By then, it’ll be July 10th or so. Markelle Fultz Summer League action will run right into Eagles training camp and BOOM. Football season is here.
We all know Philadelphia is an Eagles town. But, you know who we’ve all thought about shockingly little in these last couple months? Sophomore quarterback, Carson Wentz. That’s right. The Eagles have a promising, young franchise cornerstone entering a make-or-break second season in the NFL – and he’s not even close to the main story for Philadelphia media outlets! The only thing I’ve heard about Wentz in the last few months is that he showcased improved mechanics in OTA’s… And that’s it! Wentz has flown wholly under the radar. Considering he’s from the backcountry of North Dakota, that’s probably something he’s used to and comfortable with.

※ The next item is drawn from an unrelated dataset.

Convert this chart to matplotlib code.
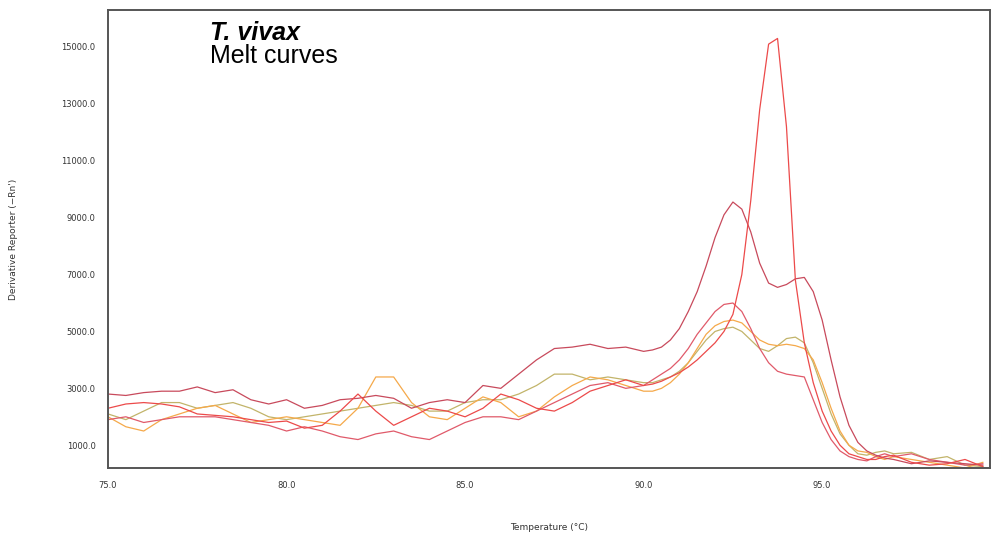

Carson Wentz consumed the Philadelphia limelight in 2016. It’s not that he handled it without grace – but it’s hard to argue with the idea that maybe Carson would prefer if there wasn’t any media at all surrounding him. That’s exactly what he’s been awarded.
Now, training camp will heat up in late July and I’m sure Carson Wentz will inherently weasel his way back into the daily news cycle as the season opener approaches – but for Carson Wentz to fall so far back in the Philly media spotlight during his first full off-season as an Eagle is not only shocking, but an absolute blessing. He’s been able to work out, develop, and just plain relax without big brother constantly peering over his shoulder. You just have to think Carson LOVES that. He’s been Philadelphia’s #5 behind Hinkie, Fultz, Embiid and Simmons.
In August, he’ll be #1 again. But Carson was lucky he wasn’t #1 from February through August, considering the state of that baseball team (or sorry excuse for a baseball team) that sometimes plays in South Philly.
Sam Hinkie is like that grandparent who shows up and Christmas and just keeps pulling presents out of his suitcase. Most of those gifts this spring and summer have been for the Sixers, but diverting the Philly limelight away from Carson for 3, 4, even 5 months was the best gift the North Dakota kid could have asked for.